_DIRECTIVE_: Read through the entries below and return each line with the word "this".

_INFORMATION SHOWN_:

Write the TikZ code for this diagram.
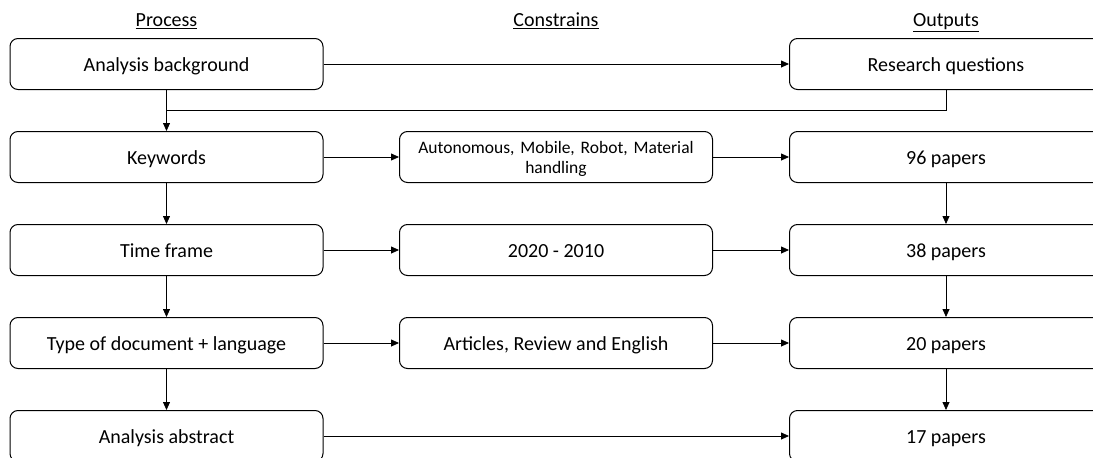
...
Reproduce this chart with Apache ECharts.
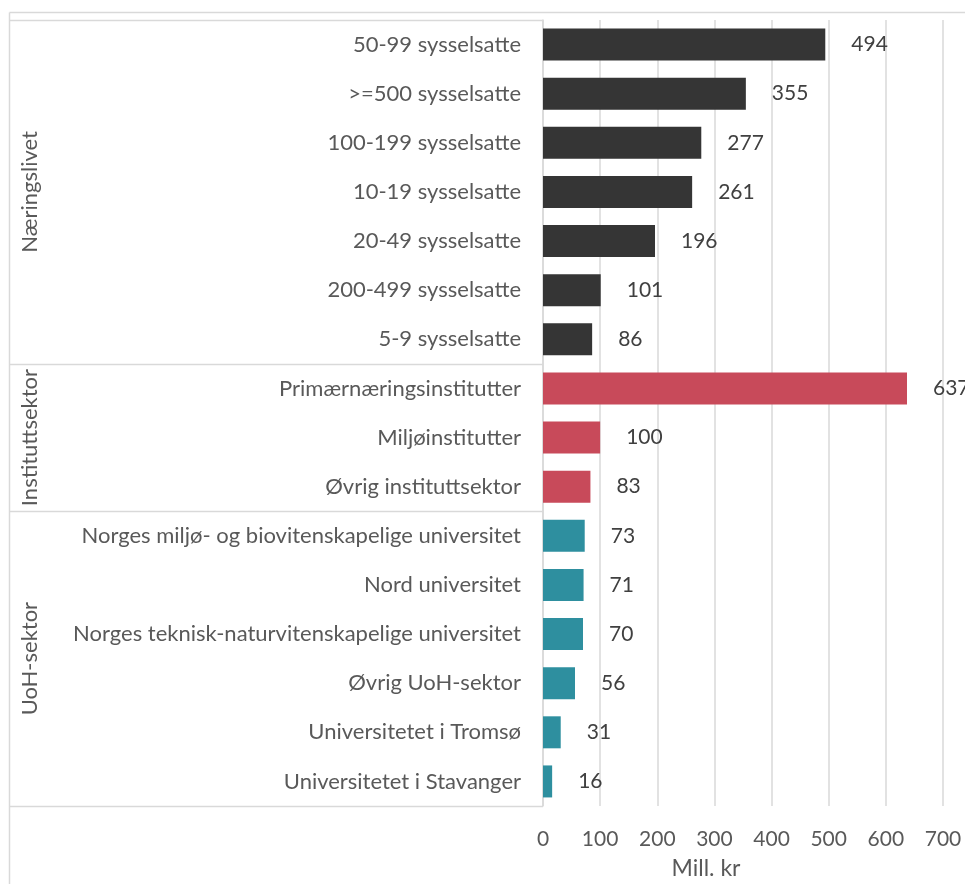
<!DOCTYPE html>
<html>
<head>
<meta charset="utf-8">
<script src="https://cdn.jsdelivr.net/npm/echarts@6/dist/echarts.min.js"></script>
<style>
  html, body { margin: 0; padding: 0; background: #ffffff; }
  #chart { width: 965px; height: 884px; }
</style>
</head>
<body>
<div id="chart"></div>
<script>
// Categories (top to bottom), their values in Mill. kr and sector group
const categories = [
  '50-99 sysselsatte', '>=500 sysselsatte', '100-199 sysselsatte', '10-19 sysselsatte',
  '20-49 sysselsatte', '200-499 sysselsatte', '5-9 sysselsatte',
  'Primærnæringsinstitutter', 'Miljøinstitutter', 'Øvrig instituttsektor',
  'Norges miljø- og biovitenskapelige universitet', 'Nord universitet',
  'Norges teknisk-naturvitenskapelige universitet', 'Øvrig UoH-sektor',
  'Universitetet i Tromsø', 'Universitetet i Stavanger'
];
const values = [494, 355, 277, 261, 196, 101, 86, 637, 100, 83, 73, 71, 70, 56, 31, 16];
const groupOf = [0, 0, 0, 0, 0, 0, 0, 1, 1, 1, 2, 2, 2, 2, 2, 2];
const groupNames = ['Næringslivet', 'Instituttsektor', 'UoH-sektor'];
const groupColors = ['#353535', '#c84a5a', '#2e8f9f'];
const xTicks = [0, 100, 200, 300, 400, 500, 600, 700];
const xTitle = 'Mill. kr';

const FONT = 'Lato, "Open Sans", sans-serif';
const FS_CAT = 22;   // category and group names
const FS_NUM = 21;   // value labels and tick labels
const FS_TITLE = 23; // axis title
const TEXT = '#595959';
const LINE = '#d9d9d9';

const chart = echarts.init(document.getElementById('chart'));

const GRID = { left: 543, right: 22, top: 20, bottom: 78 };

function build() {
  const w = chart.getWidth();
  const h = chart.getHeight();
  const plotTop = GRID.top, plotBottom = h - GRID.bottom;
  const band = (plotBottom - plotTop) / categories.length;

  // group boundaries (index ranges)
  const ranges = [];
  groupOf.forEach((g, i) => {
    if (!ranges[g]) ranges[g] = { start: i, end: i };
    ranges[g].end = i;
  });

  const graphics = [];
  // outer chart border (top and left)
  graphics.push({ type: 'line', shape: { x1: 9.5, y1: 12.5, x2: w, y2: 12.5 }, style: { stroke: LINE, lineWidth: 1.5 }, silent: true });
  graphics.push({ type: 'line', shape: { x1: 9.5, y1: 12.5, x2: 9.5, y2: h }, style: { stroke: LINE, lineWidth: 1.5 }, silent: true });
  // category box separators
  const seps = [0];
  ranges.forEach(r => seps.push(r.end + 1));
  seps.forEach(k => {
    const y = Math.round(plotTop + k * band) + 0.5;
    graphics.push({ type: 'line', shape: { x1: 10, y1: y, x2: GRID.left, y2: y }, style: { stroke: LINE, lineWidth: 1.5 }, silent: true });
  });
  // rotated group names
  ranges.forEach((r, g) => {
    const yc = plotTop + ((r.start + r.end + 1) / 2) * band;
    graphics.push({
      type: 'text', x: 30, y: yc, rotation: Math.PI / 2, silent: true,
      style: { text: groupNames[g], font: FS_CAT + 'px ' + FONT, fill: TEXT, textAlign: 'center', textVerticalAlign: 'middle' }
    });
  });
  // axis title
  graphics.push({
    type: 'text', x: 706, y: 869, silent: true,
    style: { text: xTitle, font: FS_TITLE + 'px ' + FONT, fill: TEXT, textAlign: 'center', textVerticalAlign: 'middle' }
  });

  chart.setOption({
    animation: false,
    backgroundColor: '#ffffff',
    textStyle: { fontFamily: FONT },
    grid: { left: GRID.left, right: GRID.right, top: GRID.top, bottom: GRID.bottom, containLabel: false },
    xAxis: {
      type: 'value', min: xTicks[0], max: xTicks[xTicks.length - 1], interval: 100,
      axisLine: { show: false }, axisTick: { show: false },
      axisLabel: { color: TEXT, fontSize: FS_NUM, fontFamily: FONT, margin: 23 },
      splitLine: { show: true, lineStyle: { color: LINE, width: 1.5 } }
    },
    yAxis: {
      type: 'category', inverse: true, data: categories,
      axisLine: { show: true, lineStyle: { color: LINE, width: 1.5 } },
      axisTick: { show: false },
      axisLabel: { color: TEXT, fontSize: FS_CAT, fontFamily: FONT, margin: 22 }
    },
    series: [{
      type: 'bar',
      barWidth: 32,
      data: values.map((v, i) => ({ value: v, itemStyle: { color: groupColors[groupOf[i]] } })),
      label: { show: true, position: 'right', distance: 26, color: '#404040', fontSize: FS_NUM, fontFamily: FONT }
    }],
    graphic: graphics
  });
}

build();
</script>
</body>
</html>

_TASK RESPONSE_:
Write the TikZ code for this diagram.
Reproduce this chart with Apache ECharts.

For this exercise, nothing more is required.